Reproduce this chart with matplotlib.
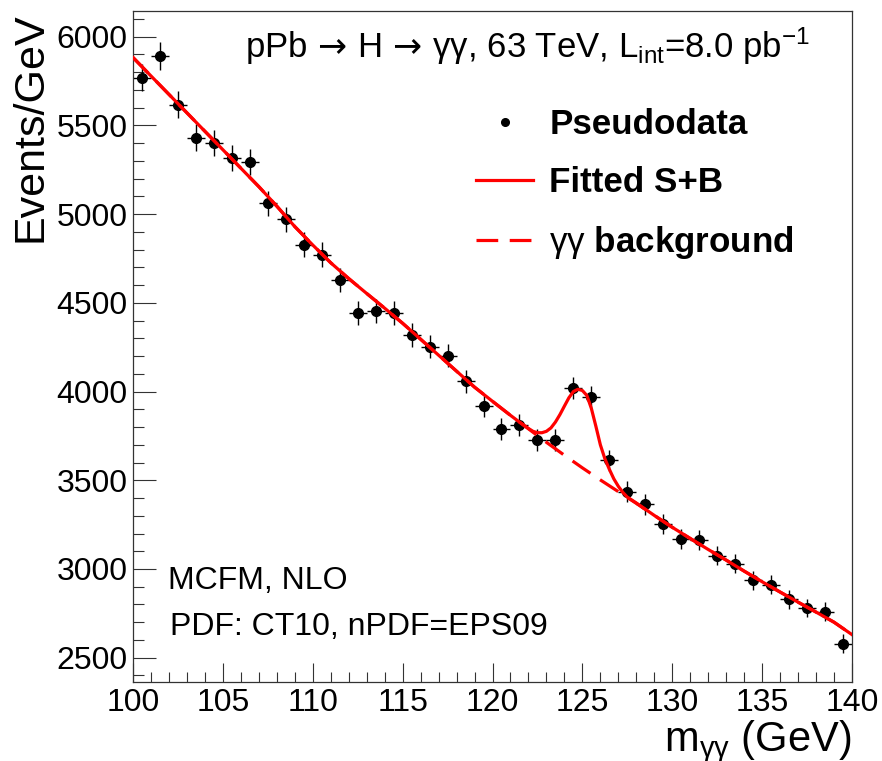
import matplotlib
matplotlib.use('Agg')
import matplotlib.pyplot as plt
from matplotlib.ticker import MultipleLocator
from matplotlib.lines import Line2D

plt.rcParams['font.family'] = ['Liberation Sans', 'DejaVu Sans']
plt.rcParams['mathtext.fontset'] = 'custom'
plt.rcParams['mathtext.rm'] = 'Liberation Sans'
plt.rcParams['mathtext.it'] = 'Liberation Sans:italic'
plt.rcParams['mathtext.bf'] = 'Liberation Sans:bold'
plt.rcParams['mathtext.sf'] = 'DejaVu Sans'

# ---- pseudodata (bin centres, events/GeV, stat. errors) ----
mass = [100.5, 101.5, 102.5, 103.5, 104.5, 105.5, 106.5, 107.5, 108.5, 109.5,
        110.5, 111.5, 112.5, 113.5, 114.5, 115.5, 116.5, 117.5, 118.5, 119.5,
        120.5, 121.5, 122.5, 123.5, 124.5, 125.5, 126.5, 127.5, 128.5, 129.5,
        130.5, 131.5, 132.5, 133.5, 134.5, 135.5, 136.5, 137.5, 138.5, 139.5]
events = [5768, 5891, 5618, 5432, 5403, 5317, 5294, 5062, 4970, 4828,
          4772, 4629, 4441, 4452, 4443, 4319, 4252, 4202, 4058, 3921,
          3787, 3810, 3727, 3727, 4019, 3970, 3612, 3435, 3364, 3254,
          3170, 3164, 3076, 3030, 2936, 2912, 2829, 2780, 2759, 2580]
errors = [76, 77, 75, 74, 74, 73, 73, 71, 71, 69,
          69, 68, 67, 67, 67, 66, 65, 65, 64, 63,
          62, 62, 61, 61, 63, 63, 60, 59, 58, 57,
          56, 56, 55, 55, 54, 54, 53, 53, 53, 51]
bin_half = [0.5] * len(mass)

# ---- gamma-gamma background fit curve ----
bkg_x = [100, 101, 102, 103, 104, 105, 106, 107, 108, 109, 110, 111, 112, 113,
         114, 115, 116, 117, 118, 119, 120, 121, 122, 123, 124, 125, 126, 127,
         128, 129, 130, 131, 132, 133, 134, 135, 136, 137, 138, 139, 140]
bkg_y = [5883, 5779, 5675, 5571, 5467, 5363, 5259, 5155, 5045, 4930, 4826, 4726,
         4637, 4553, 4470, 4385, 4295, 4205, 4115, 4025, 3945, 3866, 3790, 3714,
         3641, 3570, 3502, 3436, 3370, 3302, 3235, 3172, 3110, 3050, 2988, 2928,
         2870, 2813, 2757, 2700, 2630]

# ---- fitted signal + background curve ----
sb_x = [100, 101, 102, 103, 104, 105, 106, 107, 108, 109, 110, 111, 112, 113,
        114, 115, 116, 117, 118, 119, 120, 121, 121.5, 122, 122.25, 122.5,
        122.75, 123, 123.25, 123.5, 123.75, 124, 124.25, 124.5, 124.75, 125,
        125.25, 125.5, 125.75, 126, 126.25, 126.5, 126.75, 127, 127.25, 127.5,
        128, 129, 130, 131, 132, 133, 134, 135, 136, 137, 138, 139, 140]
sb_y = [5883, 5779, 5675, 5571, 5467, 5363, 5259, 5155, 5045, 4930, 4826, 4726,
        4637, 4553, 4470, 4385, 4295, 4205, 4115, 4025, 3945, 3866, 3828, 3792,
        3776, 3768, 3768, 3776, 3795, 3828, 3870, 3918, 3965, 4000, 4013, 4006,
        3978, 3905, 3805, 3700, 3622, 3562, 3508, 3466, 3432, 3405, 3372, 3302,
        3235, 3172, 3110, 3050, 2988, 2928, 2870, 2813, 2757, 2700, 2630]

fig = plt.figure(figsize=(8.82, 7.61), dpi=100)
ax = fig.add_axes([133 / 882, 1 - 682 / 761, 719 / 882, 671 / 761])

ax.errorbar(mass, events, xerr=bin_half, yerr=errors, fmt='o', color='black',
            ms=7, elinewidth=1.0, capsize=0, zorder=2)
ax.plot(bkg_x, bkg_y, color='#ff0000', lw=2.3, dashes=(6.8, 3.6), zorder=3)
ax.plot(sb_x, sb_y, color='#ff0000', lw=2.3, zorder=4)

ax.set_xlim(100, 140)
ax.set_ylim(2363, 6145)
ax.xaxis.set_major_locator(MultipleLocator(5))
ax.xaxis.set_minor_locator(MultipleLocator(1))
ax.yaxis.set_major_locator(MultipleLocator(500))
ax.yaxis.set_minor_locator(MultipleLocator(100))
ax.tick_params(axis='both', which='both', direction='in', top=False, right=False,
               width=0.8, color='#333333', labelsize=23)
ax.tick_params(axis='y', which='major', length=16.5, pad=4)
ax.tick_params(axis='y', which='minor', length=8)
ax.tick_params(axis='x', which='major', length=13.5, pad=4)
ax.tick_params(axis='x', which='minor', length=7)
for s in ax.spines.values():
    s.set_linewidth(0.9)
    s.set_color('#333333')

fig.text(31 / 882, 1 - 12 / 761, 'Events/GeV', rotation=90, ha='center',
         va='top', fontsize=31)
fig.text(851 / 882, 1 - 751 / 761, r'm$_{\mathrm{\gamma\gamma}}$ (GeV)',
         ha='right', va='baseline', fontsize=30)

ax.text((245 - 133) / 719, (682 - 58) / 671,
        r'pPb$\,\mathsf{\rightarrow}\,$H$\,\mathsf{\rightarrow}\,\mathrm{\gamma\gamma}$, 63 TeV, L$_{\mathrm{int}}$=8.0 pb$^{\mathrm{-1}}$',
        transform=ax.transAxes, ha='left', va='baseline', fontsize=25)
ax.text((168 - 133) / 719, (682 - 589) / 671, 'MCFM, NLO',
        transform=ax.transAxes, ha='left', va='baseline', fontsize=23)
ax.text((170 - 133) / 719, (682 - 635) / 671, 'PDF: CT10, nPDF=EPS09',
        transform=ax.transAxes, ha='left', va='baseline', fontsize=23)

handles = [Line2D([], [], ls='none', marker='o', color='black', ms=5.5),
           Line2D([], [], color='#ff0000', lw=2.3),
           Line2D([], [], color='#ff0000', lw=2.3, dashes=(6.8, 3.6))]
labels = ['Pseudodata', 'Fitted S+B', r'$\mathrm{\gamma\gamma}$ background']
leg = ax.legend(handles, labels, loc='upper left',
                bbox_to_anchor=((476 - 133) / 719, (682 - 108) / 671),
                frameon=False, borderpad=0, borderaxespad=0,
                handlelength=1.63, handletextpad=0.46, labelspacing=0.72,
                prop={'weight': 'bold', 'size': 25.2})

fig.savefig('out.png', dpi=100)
:::::
TASK TO CARRY OUT
Check each line of the material above for "matplotlib" and say how many lines contain it, giving the number alone.

REPLY
6